President Trump is not only promising the Moon, he is promising to bring the United States to Mars as well and “very soon.”
The president revealed on Monday, during his visit to Tokyo, that the United States and Japan will be working together on a historic space mission.
In the announcement, Trump said he anticipates the mission will happen “very soon,” the Washington Examiner reports.
“We’ll be going to the moon,” Trump said. “We’ll be going to Mars very soon. It’s very exciting. And from a military standpoint, there is nothing more important right now than space.”
The Washington Examiner continues:
Trump has repeatedly outlined Mars ambitions. In 2017, he signed a bill that put NASA on a timetable of sending a mission to Mars in 2033.
However, it emerged earlier this year that he had pushed NASA officials to commit to a much more ambitious target of launching with his first term — “or, at worst, during my second term,” according to a memoir published by former White House communications aide Cliff Sims.
Space exploration experts suggest the timetable is unrealistic.
More realistic is a return to the moon. Two months ago, Vice President Mike Pence announced that the U.S. will send astronauts to the moon within five years.
According to Bloomberg, Trump’s desire to send U.S. astronauts to the moon comes amid a space race with China; “opening another front in the battle for influence,” the report adds. And:
The U.S. and China are in a race to explore Mars and beyond, another front in a battle for global influence that encompasses not just trade but technological and military superiority.
While the U.S. hasn’t landed an astronaut on the moon since 1972, China became the first country to land a spacecraft on its far side. It’s now planning further missions to return samples to Earth before assessing the feasibility of a lunar research base.

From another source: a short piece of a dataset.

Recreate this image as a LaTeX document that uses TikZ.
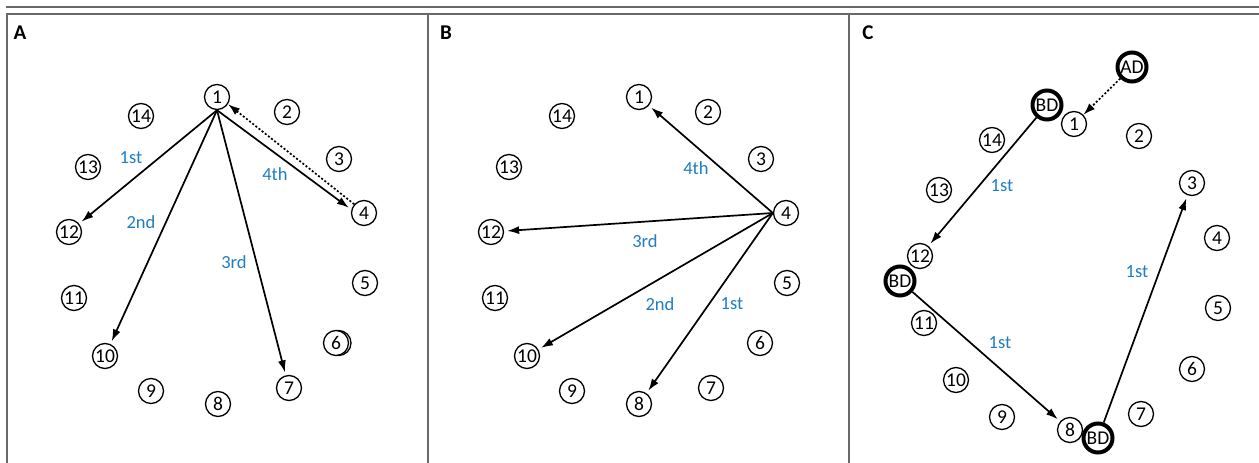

Trump’s interest in reigniting American space exploration comes after years of budget concerns, including the cancellation of shuttle flights.
The Associated Press adds the Mars visit is not likely to happen very soon: “The U.S. will almost certainly not be sending humans to Mars in his presidency, even if he wins a second term.”
The report confirms a visit to the Moon is much more likely:
Note: The author of this article has included commentary that expresses an opinion and analysis of the facts.
The Trump administration has placed a priority on the moon over Mars for human exploration (President Barack Obama favored Mars) and hopes to accelerate NASA’s plan for returning people to the lunar surface. It has asked Congress to approve enough money to make a moon mission possible by 2024, instead of 2028. But even if that happens, Mars would come years after that. International space agencies have made aspirational statements about possibly landing humans on Mars during the 2030s.